Paris 1968 – 2006: Up They Rise

Atelier Populaire poster - 1968
“Université populaire été 68.” Silkscreen poster Atelier Populaire. Paris, 1968. The image of a student carrying a book and a worker’s tool, indicates the union of students and workers. The slogan reads “Popular University Summer 68.” The poster is stamped in the lower right corner, “Atelier Populaire.”

On March 16, 2006, more than 300,000 students marched across France to show their opposition to a new law that allows companies, without reason or explanation, to fire workers age 26 or under.

Students organized strikes and disruptions that hit 64 of the country’s 84 universities, and in the western city of Rennes students seized and occupied the town hall. At the end of the gigantic march in Paris, riot police attacked protesters with teargas and water cannons, a tactic that is becoming routine as the student movement grows in popularity and intensity.

On the 14th, tens of thousands of students marched through Paris, and at the College de France in the capital’s Latin Quarter, students chanting “We’re not young flesh for the boss!” were tear gassed by heavily armed riot police.

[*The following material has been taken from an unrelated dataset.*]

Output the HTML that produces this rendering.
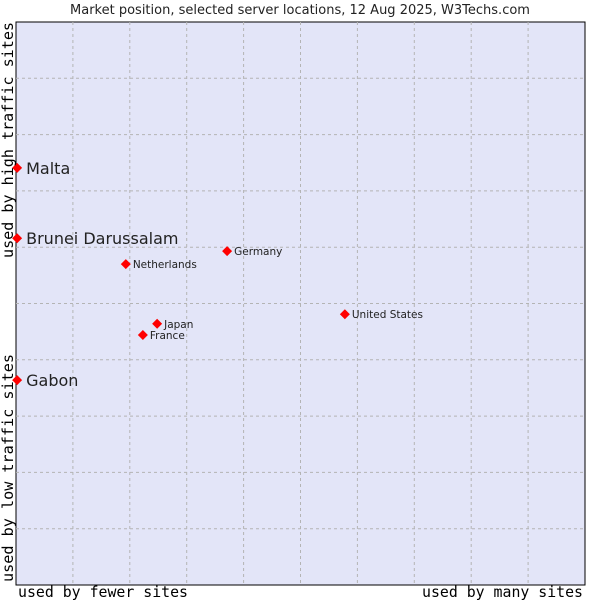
<!DOCTYPE html>
<html><head><meta charset="utf-8"><style>
body{margin:0;background:#fff;}
svg text{font-family:"DejaVu Sans","Liberation Sans",sans-serif;fill:#222;}
.mono{font-family:"DejaVu Sans Mono","Liberation Mono",monospace !important;fill:#000 !important;}
</style></head><body>
<svg id="chart" width="600" height="600" xmlns="http://www.w3.org/2000/svg">
<text x="300" y="14" text-anchor="middle" font-size="13">Market position, selected server locations, 12 Aug 2025, W3Techs.com</text>
<rect x="16" y="22" width="569" height="563" fill="#e3e5f8" stroke="#000" stroke-width="1"/>
<g id="grid"></g>
<g id="points"></g>
<text class="mono" x="18" y="597" font-size="15" textLength="170" lengthAdjust="spacingAndGlyphs">used by fewer sites</text>
<text class="mono" x="422" y="597" font-size="15" textLength="161" lengthAdjust="spacingAndGlyphs">used by many sites</text>
<text class="mono" transform="translate(13,582) rotate(-90)" font-size="15" textLength="228" lengthAdjust="spacingAndGlyphs">used by low traffic sites</text>
<text class="mono" transform="translate(13,258) rotate(-90)" font-size="15" textLength="236" lengthAdjust="spacingAndGlyphs">used by high traffic sites</text>
</svg>
<script>
const names = ["Malta","Brunei Darussalam","Gabon","Netherlands","Germany","Japan","France","United States"];
const xValues = [0.2,0.2,0.2,19.3,37.1,24.8,22.3,57.8];
const yValues = [74.1,61.6,36.4,57.0,59.3,46.4,44.4,48.1];
const bigLabel = [true,true,true,false,false,false,false,false];
const L=16,T=22,W=569,H=563;
function sx(v){return L+v/100*W;}
function sy(v){return T+H-v/100*H;}
const NS="http://www.w3.org/2000/svg";
const grid=document.getElementById('grid');
for(let i=1;i<10;i++){
  const v=document.createElementNS(NS,'line');
  v.setAttribute('x1',sx(i*10));v.setAttribute('x2',sx(i*10));v.setAttribute('y1',T);v.setAttribute('y2',T+H);
  v.setAttribute('stroke','#b4b4b4');v.setAttribute('stroke-dasharray','3,3');
  
  
  grid.appendChild(v);
  const h=document.createElementNS(NS,'line');
  h.setAttribute('y1',sy(i*10));h.setAttribute('y2',sy(i*10));h.setAttribute('x1',L);h.setAttribute('x2',L+W);
  h.setAttribute('stroke','#b4b4b4');h.setAttribute('stroke-dasharray','3,3');
  
  
  grid.appendChild(h);
}
const pts=document.getElementById('points');
names.forEach((n,i)=>{
  const x=sx(xValues[i]),y=sy(yValues[i]);
  const d=document.createElementNS(NS,'polygon');
  d.setAttribute('points',`${x},${y-5} ${x+5},${y} ${x},${y+5} ${x-5},${y}`);
  d.setAttribute('fill','#f00');
  
  
  pts.appendChild(d);
  const t=document.createElementNS(NS,'text');
  const big=bigLabel[i];
  t.setAttribute('x',x+(big?9:7));t.setAttribute('y',y+(big?6:4));
  t.setAttribute('font-size',big?16:10.5);
  t.textContent=n;
  
  
  pts.appendChild(t);
});
</script>
</body></html>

The so-called First Employment Contract (CPE) is designed to garner super profits for business owners by denying young workers any possibility of obtaining benefits or long-term employment, the CPE even denies severance pay for young workers who are fired. In Paris, more than 140,000 students and union members poured into the streets to demand the overturning of the CPE, which is now widely mocked as: Capitalisme, Précarité, Exploitation (Capitalism, Precariousness, Exploitation). This past Saturday, hundreds of students briefly seized the historic Sorbonne building at the University of Paris, defiantly blockading themselves inside to protest the CPE until they were forcefully ejected by riot police.

The government’s clumsy attempts to suppress the anti-CPE movement with tear gas and truncheons has only caused it to expand further. Tens of thousands on the streets of Paris chant “police everywhere, justice nowhere,” while the unpopular Prime Minister Villepin refuses to back down in the face of the growing popular revolt. The left-wing newspaper Libération wrote in an editorial, “Within five months France’s Government has succeeded two times in driving its young people into the street, the government is incapable of offering any future to young people except for precariousness. Whether they have a degree or not, whether they fail or succeed at their studies, youth today are discriminated against.”

To the informed observer today’s events seem like déjà vu, bearing remarkable similarity to the Paris of May 1968, when workers and students in their millions united in massive demonstrations and strikes that nearly toppled the conservative government of Charles de Gaulle.

Today’s demonstrations have not reached that level of intensity, and while times have undeniably changed, certain dynamics and conditions remain the same. In 1968, the Atelier Populaire, a silkscreen poster workshop run by striking students and workers, produced brilliant graphics that were plastered on walls all over Paris in support of the uprising. Now some of those very images have been spotted once more on the streets of Paris, and hopefully in the future we’ll see a new Atelier Populaire rise to the occasion.